Authors: Taylor Shelton*, Georgia State University
Topics: Urban Geography, Urban and Regional Planning, Political Geography
Keywords: housing, real estate, urban politics, short-term rentals, Airbnb, American South
Session Type: Virtual Paper
Presentation File: No File Uploaded
As a growing body of evidence has shown the significant and deleterious impacts of short-term rental (STR) platforms like Airbnb on cities and neighborhoods, municipalities across the United States and around the world have sought to regulate these emerging housing uses. This paper documents the introduction, political contention around, and ultimate defeat of one such effort to regulate STRs in Starkville, Mississippi, a small college town in the American South. Given that Starkville represents a substantially different social and geographical context than many of the places that have introduced and enacted such regulations, the shape of both the regulations themselves and the larger political fight that developed around them represents a significant variation in how these issues have manifest relative to what has been established elsewhere in the literature.
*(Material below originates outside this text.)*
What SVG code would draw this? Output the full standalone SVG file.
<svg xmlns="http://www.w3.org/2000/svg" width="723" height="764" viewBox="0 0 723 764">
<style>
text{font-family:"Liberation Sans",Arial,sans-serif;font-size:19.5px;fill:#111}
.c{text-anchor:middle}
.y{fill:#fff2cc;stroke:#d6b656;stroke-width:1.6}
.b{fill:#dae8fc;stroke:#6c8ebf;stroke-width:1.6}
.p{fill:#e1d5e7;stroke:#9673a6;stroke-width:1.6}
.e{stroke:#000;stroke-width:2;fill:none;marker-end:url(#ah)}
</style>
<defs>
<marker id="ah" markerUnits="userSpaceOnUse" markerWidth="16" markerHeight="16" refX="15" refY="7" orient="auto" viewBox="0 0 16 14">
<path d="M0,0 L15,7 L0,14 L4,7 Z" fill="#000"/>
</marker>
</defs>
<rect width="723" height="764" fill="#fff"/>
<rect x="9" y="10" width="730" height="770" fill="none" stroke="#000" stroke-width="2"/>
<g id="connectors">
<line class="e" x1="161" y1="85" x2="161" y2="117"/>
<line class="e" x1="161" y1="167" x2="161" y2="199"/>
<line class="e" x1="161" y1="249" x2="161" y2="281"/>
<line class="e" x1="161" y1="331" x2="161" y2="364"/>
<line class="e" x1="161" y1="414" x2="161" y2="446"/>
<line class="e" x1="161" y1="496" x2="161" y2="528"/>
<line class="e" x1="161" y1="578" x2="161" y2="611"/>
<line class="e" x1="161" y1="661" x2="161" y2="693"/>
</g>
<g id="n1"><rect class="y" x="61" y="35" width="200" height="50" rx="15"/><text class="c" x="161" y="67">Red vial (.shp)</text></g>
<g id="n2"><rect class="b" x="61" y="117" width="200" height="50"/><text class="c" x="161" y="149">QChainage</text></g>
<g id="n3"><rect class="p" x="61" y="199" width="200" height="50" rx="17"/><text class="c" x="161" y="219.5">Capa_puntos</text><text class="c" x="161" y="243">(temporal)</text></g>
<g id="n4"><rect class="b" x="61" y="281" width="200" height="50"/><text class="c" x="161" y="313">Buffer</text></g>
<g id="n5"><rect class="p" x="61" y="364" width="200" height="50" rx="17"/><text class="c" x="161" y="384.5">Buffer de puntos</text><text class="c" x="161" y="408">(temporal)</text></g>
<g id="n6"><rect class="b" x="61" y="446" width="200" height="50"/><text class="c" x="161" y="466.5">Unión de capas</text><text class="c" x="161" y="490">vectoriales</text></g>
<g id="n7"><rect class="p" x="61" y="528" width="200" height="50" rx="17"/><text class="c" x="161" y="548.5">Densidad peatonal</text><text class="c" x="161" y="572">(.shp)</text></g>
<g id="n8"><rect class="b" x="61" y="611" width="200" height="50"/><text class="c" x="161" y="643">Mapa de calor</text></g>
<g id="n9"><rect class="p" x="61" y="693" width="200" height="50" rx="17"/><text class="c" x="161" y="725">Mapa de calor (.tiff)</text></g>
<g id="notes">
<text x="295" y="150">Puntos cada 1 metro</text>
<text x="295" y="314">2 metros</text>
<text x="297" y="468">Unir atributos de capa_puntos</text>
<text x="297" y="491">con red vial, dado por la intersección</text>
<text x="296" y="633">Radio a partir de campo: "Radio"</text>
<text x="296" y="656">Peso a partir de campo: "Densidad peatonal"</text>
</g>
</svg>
Of particular note are (1) the focus of the regulations on neighborhood character rather than housing affordability issues, (2) the centrality of private property rights and anti-government discourses to the debate, (3) insider-outsider dynamics between both proponents and opponents of the regulations, and, finally, (4) the fracturing of local real estate interest coalitions. Ultimately, this paper speaks to the locally-specific ways that STRs have reshaped urban space, housing markets and political dynamics in different places, and therefore provides an alternative set of considerations for those interested in pursuing STR regulations in the future.